Saturday, 9 June 2007

Dalek Emperor


In my life, if I'm being honest, I have a few obsessions.
Anthony Hancock is just one.
To most people he was a flawed genius, a brilliant comic actor who had it all and threw it all away. Ending his life, alone in Sydney, in June 1968 at the age of 44.
That's the story everyone knows, but there was so much more to East Cheam's finest...

In 1962 Tony Hancock began working with a writer called Terry Nation for a two man show he would tour with Matt Monro. As the toured progressed Hancock and Nation would write scripts, rip them up and start again. This went on night after night, another thing that went on night after night was that the two men would drink and talk into the wee small hours as they bandied ideas about.
One of the ideas they came up for was for a film. The plot involved the human population being destroyed, only for the planet to be governed by robots. It was in the design of the robots that Hancock, no doubt fuelled by alcohol and good humour, was in his element. His favourite design was of an inverted cone, covered in table tennis balls with a sink plunger sticking out of it's head.
When the tour ended, Terry Nation returned to writing television scripts, including a commission for a new Science Fiction series on the BBC called "Doctor Who".
When Hancock saw the Daleks for the first time on screen, he pointed to the tv and shouted, "That bloody Nation, he's stolen my robots."
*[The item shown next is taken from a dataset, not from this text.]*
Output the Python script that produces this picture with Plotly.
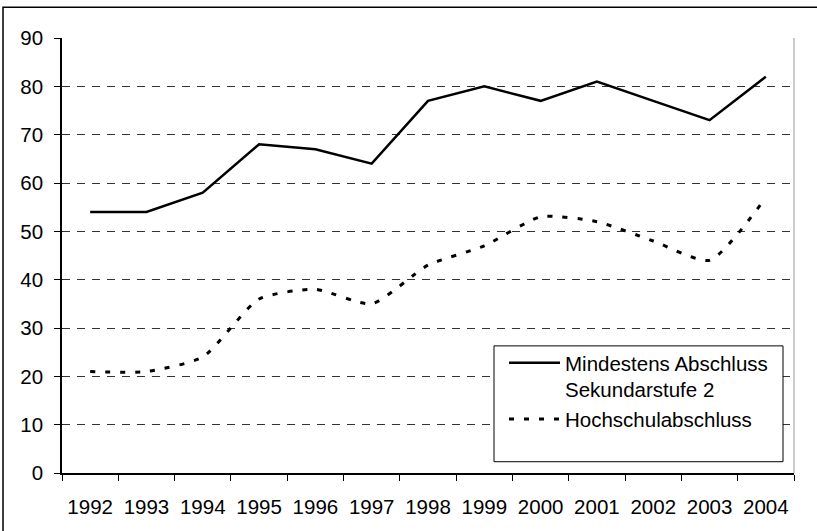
import plotly.graph_objects as go

years = ["1992", "1993", "1994", "1995", "1996", "1997", "1998",
         "1999", "2000", "2001", "2002", "2003", "2004"]
sek2 = [54, 54, 58, 68, 67, 64, 77, 80, 77, 81, 77, 73, 82]
hochschule = [21, 21, 24, 36, 38, 35, 43, 47, 53, 52, 48, 44, 57]
y_ticks = [0, 10, 20, 30, 40, 50, 60, 70, 80, 90]

FONT = "Liberation Sans, Arial, sans-serif"
FS = 20.5

fig = go.Figure()
fig.add_trace(go.Scatter(
    x=years, y=sek2, mode="lines",
    name="Mindestens Abschluss<br>Sekundarstufe 2",
    line=dict(color="black", width=2.5),
))
fig.add_trace(go.Scatter(
    x=years, y=hochschule, mode="lines",
    name="Hochschulabschluss<br> ",
    line=dict(color="black", width=3, dash="5px,10px", shape="spline", smoothing=0.6),
))

PL, PR, PT, PB = 62, 794, 37.7, 473.3
PW, PH = PR - PL, PB - PT


def px(x):
    return (x - PL) / PW


def py(y):
    return (PB - y) / PH


fig.update_layout(
    width=817, height=531,
    margin=dict(l=PL, r=817 - PR, t=PT, b=531 - PB),
    paper_bgcolor="white", plot_bgcolor="white",
    font=dict(family=FONT, size=FS, color="black"),
    showlegend=True,
    legend=dict(
        x=px(504), y=py(343),
        xanchor="left", yanchor="top",
        bgcolor="rgba(0,0,0,0)", borderwidth=0,
        font=dict(family=FONT, size=FS, color="black"),
        valign="top", itemwidth=51, tracegroupgap=6,
    ),
    xaxis=dict(
        type="category", tickson="boundaries", ticks="outside", ticklen=6,
        range=[-0.5, 12.5],
        tickcolor="black", showline=True, linecolor="black", linewidth=1.5,
        showgrid=False, zeroline=False, ticklabelstandoff=15,
    ),
    yaxis=dict(
        range=[0, 90], tickvals=y_ticks, ticks="outside", ticklen=6,
        tickcolor="black", showline=True, linecolor="black", linewidth=1.5,
        showgrid=True, gridcolor="#333", gridwidth=1, griddash="8px,7px",
        zeroline=False, ticklabelstandoff=7,
    ),
    shapes=[
        # outer chart border
        dict(type="rect", xref="paper", yref="paper",
             x0=px(3), x1=px(830), y0=py(540), y1=py(7),
             line=dict(color="black", width=1.5), layer="below"),
        # plot area right border
        dict(type="line", xref="paper", yref="paper", x0=1, x1=1, y0=0, y1=1,
             line=dict(color="#999", width=1)),
        # legend box
        dict(type="rect", xref="paper", yref="paper",
             x0=px(494), x1=px(783), y0=py(462), y1=py(346),
             line=dict(color="black", width=1), fillcolor="white", layer="above"),
    ],
)

fig.write_html(
    "out.html",
    config={"displayModeBar": False},
    post_script="document.body.style.margin='0';document.body.style.overflow='hidden';",
)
Next week, How Arthur Askey invented the Cybermen.

5 comments:

bethnoir said...

Well, I wouldn't have guessed his involvement in the genesis of Daleks, very interesting.

As robots go, apart from the eggwhisk on the front, their menace for me lies in the fact that they don't just look like a man in a metal suit, which seems to be the usual TV approach to robotic representation.

Gari said...

It's not robots that frighten me, these days I'm more concerned about statues and scarecrows.

Gwen said...

That's really interesting. Watching Doctor Who, Tony Hancock is the last person you would imagine to have had an involvement.

Doctor Who has certainly used scary statues and scarecrows in its time. I'm not surprised that you would think twice about approaching one.

bethnoir said...
This comment has been removed by the author.
bethnoir said...

Did you see the episode Blink? It made me jump and squeal like a girl twice. The second half of this series is getting better and better.